* [Written problem]
Show every line below where "with" can be found.

* [Material to process]
———
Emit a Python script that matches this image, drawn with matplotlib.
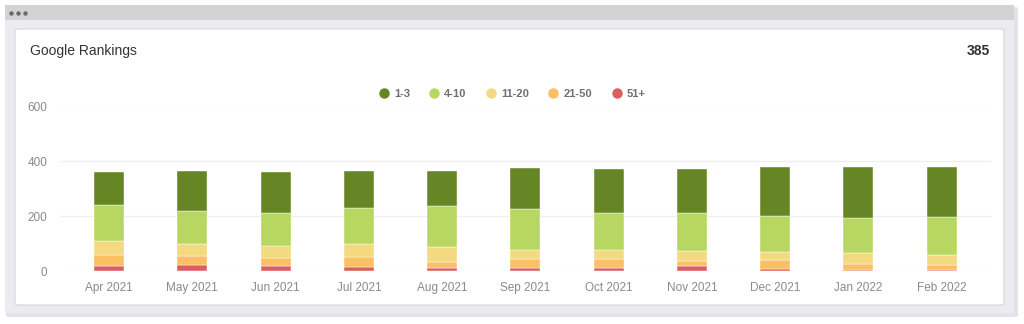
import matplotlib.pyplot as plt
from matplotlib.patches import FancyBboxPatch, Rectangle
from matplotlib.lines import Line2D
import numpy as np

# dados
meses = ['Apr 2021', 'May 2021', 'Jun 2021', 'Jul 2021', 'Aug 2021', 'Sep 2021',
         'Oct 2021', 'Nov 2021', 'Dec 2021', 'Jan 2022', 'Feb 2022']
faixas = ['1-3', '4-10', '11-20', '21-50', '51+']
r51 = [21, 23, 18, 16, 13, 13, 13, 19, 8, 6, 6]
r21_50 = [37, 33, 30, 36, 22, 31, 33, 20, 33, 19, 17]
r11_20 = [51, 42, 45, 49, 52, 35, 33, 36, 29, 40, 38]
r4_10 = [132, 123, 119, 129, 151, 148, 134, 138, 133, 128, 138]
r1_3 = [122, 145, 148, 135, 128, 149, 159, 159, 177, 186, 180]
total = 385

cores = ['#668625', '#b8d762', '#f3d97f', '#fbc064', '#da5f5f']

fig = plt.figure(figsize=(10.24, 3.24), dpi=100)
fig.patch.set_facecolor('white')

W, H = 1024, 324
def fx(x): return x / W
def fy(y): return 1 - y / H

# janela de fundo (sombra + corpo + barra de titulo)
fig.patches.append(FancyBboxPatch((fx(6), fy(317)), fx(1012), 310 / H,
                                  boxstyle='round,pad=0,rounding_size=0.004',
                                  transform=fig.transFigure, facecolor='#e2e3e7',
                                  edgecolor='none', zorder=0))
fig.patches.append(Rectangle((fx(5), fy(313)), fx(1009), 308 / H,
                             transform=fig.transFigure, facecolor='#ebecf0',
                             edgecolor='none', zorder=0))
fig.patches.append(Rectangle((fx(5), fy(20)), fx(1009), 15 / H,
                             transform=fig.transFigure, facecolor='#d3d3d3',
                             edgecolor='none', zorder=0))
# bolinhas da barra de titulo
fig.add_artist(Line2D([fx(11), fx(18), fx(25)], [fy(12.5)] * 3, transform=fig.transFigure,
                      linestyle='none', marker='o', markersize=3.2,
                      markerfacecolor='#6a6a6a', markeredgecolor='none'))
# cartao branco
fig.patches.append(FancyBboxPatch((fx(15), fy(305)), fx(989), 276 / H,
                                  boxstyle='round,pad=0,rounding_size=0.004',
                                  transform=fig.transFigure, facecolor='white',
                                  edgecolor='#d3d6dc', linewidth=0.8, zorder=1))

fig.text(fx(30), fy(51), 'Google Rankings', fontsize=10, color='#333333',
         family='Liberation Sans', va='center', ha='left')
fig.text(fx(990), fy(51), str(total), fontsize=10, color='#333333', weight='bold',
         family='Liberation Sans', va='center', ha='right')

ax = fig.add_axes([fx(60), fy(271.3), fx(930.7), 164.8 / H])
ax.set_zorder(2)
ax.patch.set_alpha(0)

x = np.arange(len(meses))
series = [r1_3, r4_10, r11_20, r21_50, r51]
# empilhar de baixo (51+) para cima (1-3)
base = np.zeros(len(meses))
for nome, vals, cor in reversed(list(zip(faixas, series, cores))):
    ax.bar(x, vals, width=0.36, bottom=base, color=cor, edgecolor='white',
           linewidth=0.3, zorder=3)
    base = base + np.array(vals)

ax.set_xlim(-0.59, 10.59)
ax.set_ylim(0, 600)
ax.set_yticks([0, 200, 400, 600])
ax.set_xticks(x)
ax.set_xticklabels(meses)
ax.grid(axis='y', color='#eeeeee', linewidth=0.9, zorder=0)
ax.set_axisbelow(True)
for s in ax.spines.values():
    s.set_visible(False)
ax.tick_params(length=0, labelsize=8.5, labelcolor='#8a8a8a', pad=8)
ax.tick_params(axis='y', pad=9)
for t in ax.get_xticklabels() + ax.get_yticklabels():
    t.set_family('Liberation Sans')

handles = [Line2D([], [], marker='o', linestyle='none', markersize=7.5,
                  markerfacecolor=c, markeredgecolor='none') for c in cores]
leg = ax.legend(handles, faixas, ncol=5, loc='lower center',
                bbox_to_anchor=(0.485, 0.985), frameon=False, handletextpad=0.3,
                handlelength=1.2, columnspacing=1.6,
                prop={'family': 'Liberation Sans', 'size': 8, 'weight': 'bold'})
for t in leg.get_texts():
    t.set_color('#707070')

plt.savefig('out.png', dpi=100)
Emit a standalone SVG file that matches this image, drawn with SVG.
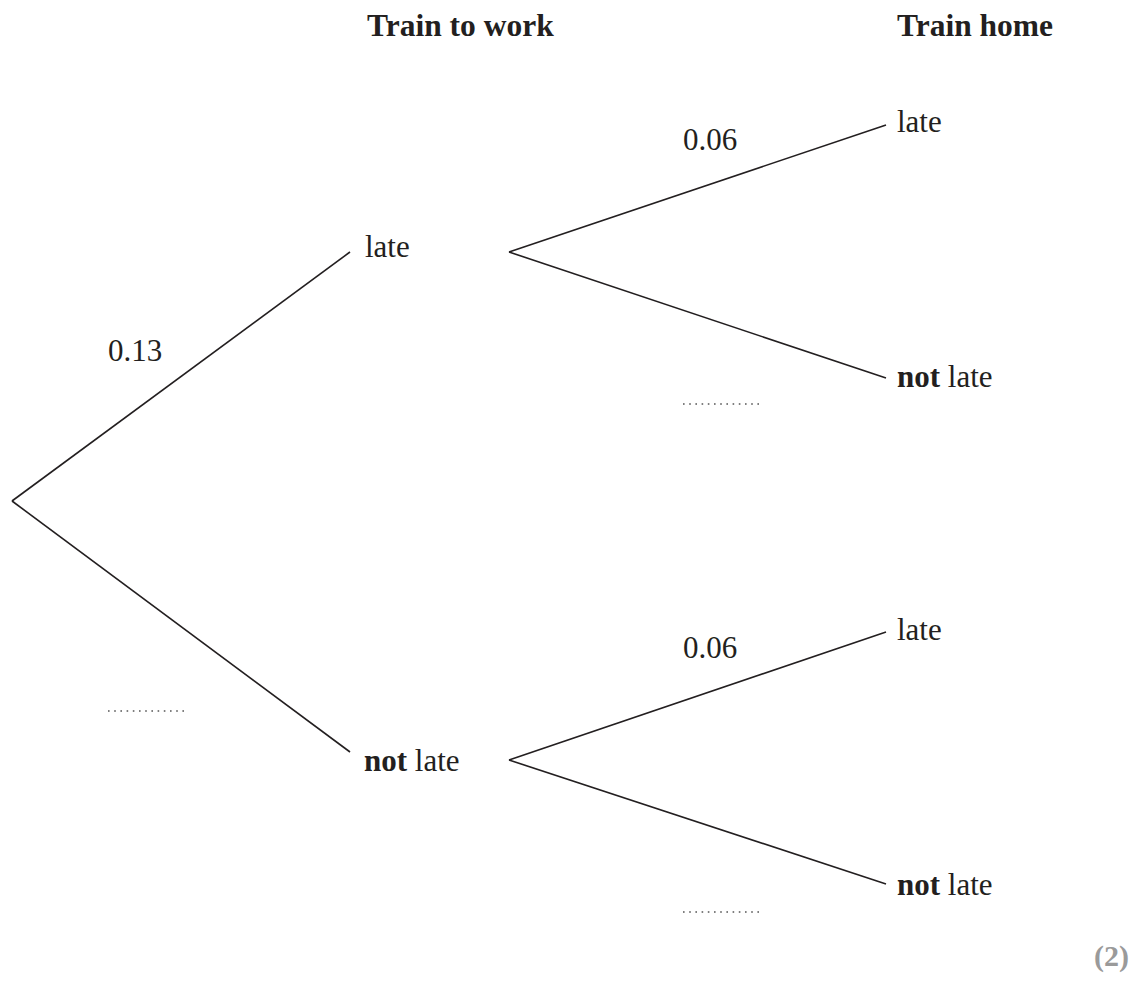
———
* [Finished task]
Emit a Python script that matches this image, drawn with matplotlib.
Emit a standalone SVG file that matches this image, drawn with SVG.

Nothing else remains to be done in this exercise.